** Under Construction **
There are many domains where the temporal dimension is critical to unveil how different modalities, such as images and texts, are correlated. Notably, in the social media domain, information is constantly evolving over time according to the events that take place in the real-world.
In this work, we seek for highly expressive loss functions that allow the encoding of data temporal traits into cross-modal embedding spaces.
To achieve this goal, we propose to steer the learning procedure of such embedding through a set of adaptively enforced temporal constraints. In particular, we propose a new formulation of the triplet loss function, where the traditional static margin is superseded by a novel temporally adaptive maximum margin function. This novel redesign of the static margin formulation, allows the embedding to effectively capture not only the semantic correlations across data modalities, but also data’s fine-grained temporal correlations.
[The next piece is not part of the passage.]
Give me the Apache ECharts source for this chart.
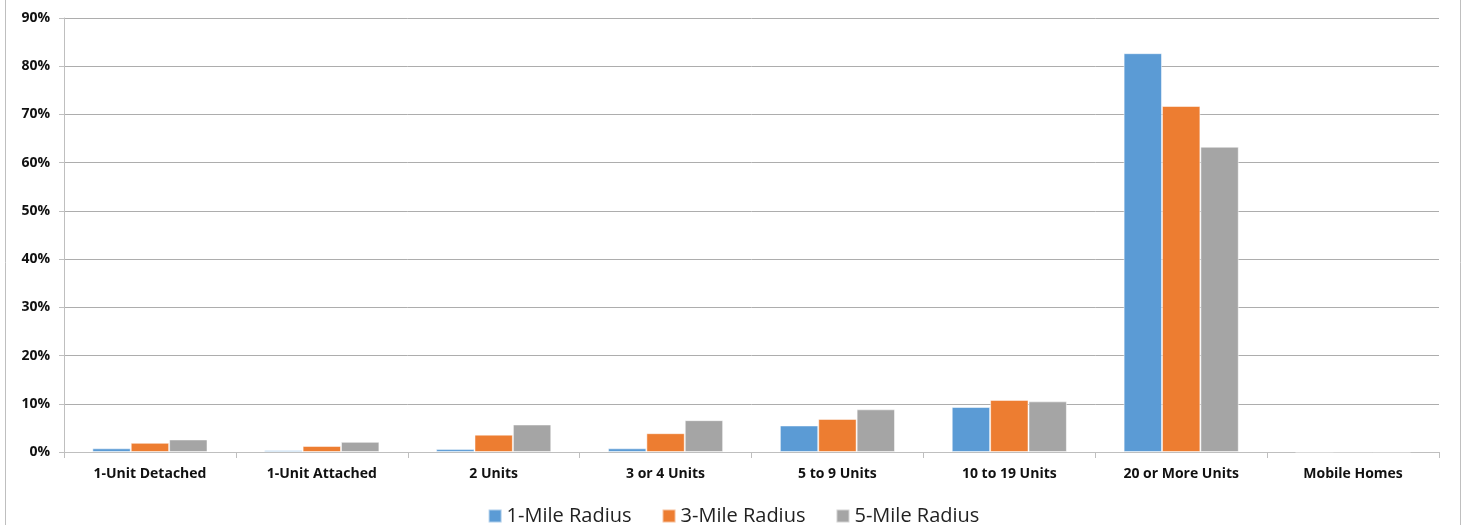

The key contributions of this paper are:
- A neural framework for temporal cross-modal embedding learning, supporting a fine-grain structuring of the embedding space, to cope with data complex temporal correlations;
- An expressive adaptive temporal triplet-loss formulation, that enables an effective joint structuring of both data modalities (image+text) and contextualizing information, in a common cross-modal space;
- A thorough analysis of the proposed approach, comprised by a canonical demonstration and evaluation of what the proposed model accomplishes, evidencing the characteristics of the temporal embedding.
Embedding space condition on a Continuous variable (Time)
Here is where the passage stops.